Apple’s competitive positioning is underpinned by a tightly integrated ecosystem that combines hardware, software, and services into a seamless user experience, creating high switching costs and strong customer retention. Its in-house silicon, particularly the A-series and M-series chips, provides a structural advantage in performance efficiency, enabling differentiation across devices. The scale of its installed base, exceeding 2 billion active devices, reinforces network effects through the App Store and subscription services, while its brand strength supports consistent premium pricing. This combination of ecosystem lock-in, vertical integration, and recurring high-margin Services revenue allows Apple to sustain superior profitability and capital efficiency relative to peers, even in mature and highly competitive end markets.
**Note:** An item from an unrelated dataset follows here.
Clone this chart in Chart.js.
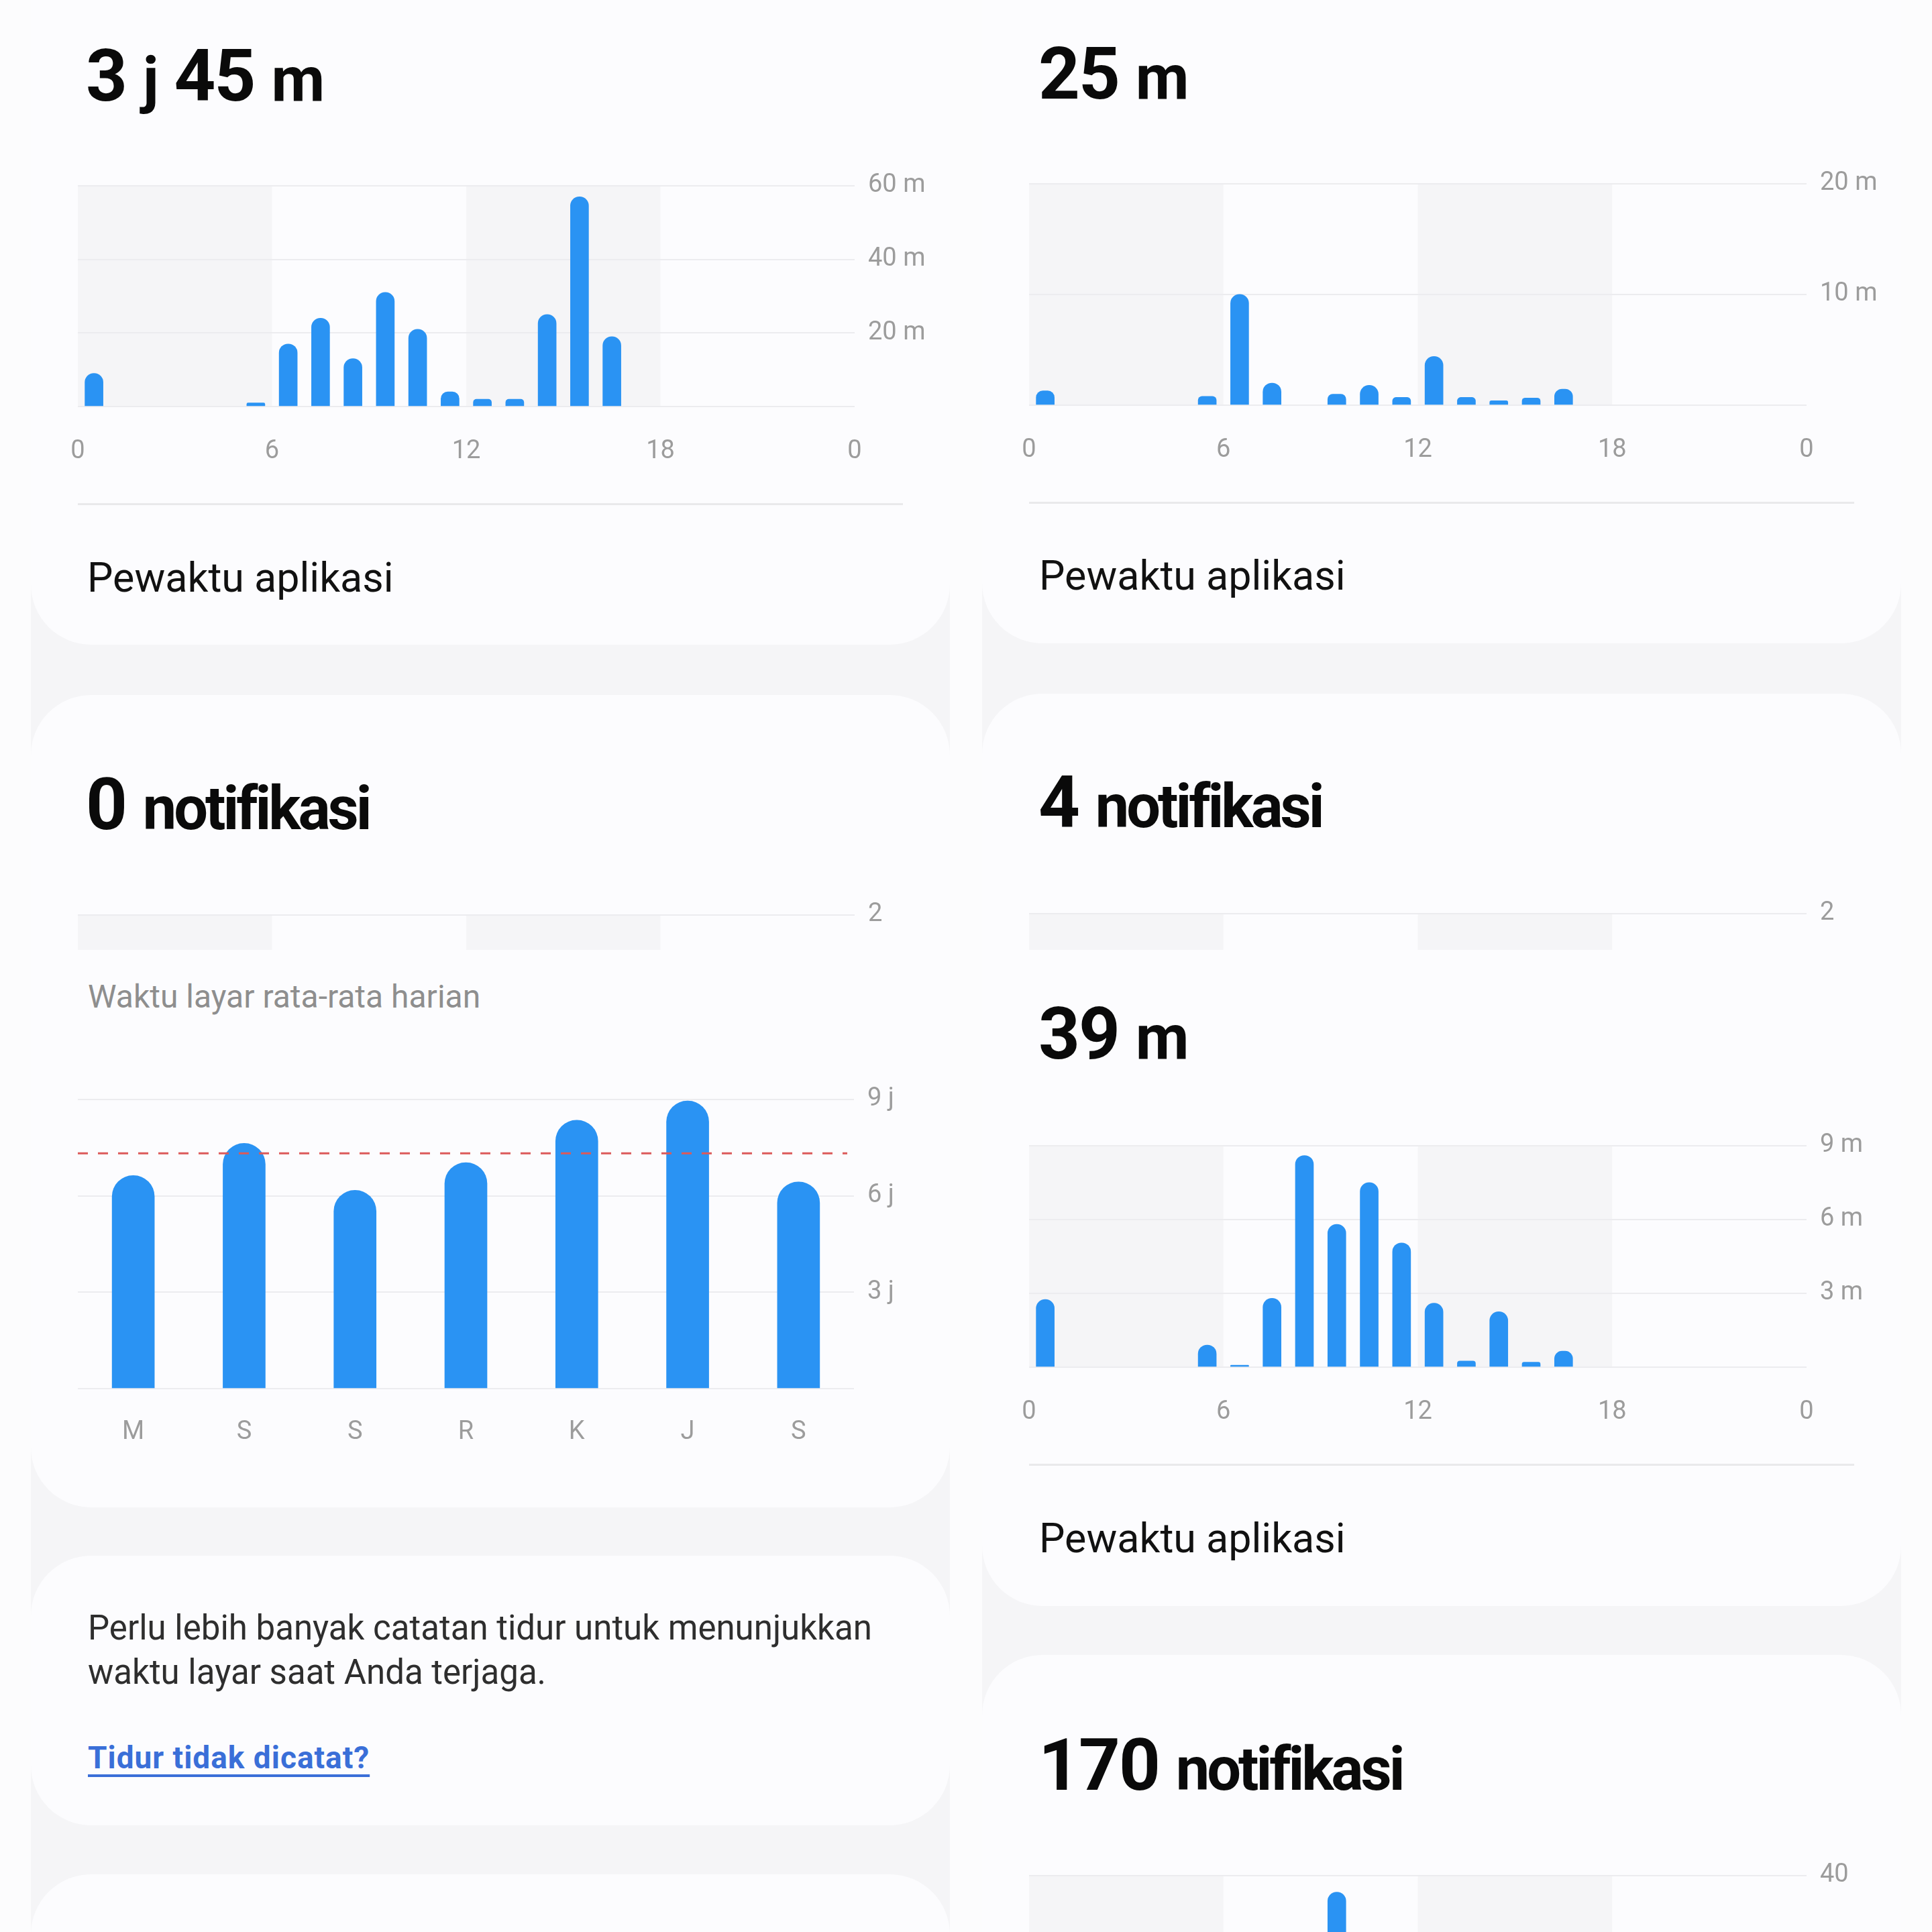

AAPL Forecast: DCF Valuation

AAPL Forecast
Data from Apple
AAPL Forecast

The valuation is based on a two-stage discounted cash flow model, incorporating a 10-year explicit forecast period followed by a terminal value. In the base case, revenue is assumed to grow at 7.0% annually over the first five years, before moderating to 4.5% in years six through ten, reflecting Apple’s transition from cyclical hardware growth toward a more mature, services-driven profile. This results in revenue expanding from approximately $391 billion to ~$683 billion by year ten, as shown in the forecast. Free cash flow is projected to scale alongside revenue, reaching over $215 billion by the end of the explicit period, supported by stable margins in the low-30% range and continued operating leverage.

Data from Apple

AAPL Forecast: DCF Sensitivity Analysis

The model yields a base case enterprise and equity value of approximately $4.0 trillion, corresponding to a fair value of $271.78 per share. The bull and bear cases span a range from ~$153 to ~$337 per share, reflecting sensitivity to growth and discount rate assumptions. Importantly, the model incorporates Apple’s ongoing share repurchase program in the forecast, with the share count declining from ~14.8 billion to ~11.2 billion over the period. While this does not directly affect enterprise value in a free cash flow to firm framework, it materially increases per-share cash flow metrics, with FCF per share nearly doubling over the forecast horizon.

Data from Apple

The sensitivity analysis highlights the degree to which terminal assumptions drive valuation. At a 7.0% discount rate, a 50-basis-point change in terminal growth shifts fair value by roughly $10–15 per share, while a 50-basis-point increase in the discount rate reduces valuation by approximately $30–40 per share. This underscores that the majority of Apple’s intrinsic value is derived from long-term cash flow expectations rather than near-term forecasts. The probability-weighted valuation of $258.50 per share suggests the stock is broadly fairly valued relative to the current price, with upside dependent on sustained AI-driven growth and continued margin resilience.

Conclusion

Apple remains a high-quality franchise with strong ecosystem advantages, durable cash flow generation, and continued support from its Services segment and share buyback program. While AI-driven upgrades and long-term growth initiatives provide upside potential, the current valuation already reflects much of this strength, with the DCF suggesting limited margin of safety. Combined with near-term risks such as cost pressures, regulatory scrutiny, and China exposure, the risk-reward profile appears balanced, supporting a Hold rating at current levels.